L’objet technique, en particulier, est entouré d’un discours marqué par un imaginaire qui, pour certains, se situe dans le domaine de la pensée magique, inaccessible pour eux. Cependant cet état n’est que temporaire pour la plupart. Les pratiques personnelles du numérique venant progressivement, mais lentement, changer ces représentations. Car les dispositifs numériques personnels se diffusent justement car ils encadrent les usagers, les limitent et donc chercher à les rassurer suffisamment pour qu’ils les utilisent.
C’est donc dans l’écart entre des pratiques personnelles ordinaires et des pratiques professionnelles pionnières qu’il y aurait un frein au développement des usages. Toutefois si le cadre d’activité ne change pas entre ces deux populations, la représentation du cadre est assez déterminante. Là encore la perception du degré de liberté ou de contrainte s’ajoute à la perception des technologies. Le sentiment d’inadaptation du cadre sur un plan matériel (salle de classe trop petite, éclairage gênant, matériel à déplacer etc…) et sur un plan professionnel (programmes peu adaptés au numérique, élèves ayant des fonctionnements d’apprentissage troublants, comme le plagiat…) vient s’ajouter au craintes exprimées.
Nous touchons là à une dimension humaine fondamentale : la capacité à accepter l’instabilité, l’imprévisibilité de l’environnement. Les concepteurs des machines, au départ passionnés, ont compris petit à petit ces écarts avec les usagers ordinaires. Il faut dire que la variété des demandes et des besoins les a amenés d’abord à se centrer sur des environnements contrôlés et contraints en milieu professionnel (banques, assurances, entreprises de production…, industries). Dans ces contextes les marges de manoeuvre personnelles sont faibles. Dès lors que l’on passe au grand public, il faut recréer un univers suffisamment contraint pour être acceptable. Avec les machines dédiées (le téléphone en est un bon exemple) la contrainte est liée à l’usage prescrit. Avec l’intégration et la convergence numérique, c’est la variété des usages possibles qui prend le pas. Dès lors il peut y avoir une multiplicité d’usages qu’il est difficile de prescrire de manière suffisamment fine et précise. Les choix des concepteurs se tournent donc vers des équilibres dont Apple a réussi, le premier à tirer partie.

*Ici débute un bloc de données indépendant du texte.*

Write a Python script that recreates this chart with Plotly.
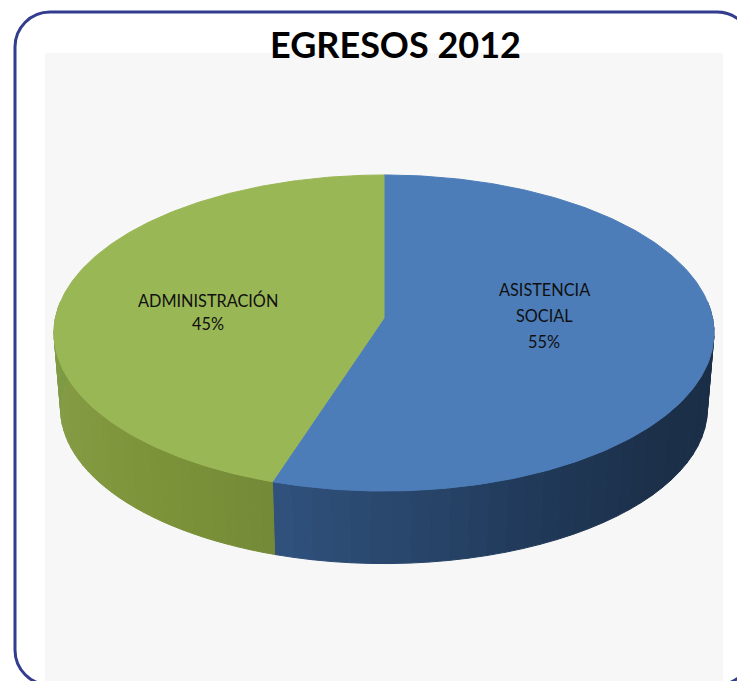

Dans le monde scolaire, c’est l’imbrication d’industrie et de particulier qui rend les choses délicates. Le déploiement des ENT et leur projet initial était bien de se calquer sur le modèle industriel. Mais là où les choses deviennent plus délicates, c’est dans l’acte d’enseigner lui-même. Avec l’enseignant on est dans le domaine du « particulier ». La variété des profils est donc une donnée à prendre en compte. Du coup la tentation est grande de restreindre les possibilités techniques en les structurant fortement et en les limitant si l’on veut obtenir une pratique effective. L’arrivée des tablettes, comme le souligne le rapport de l’IGEN sur la Corrèze, pourrait bien être le vecteur clef pour l’usage dans la classe, car leur mode de fonctionnement semble correspondre avec ces contraintes à ces réalités humaines.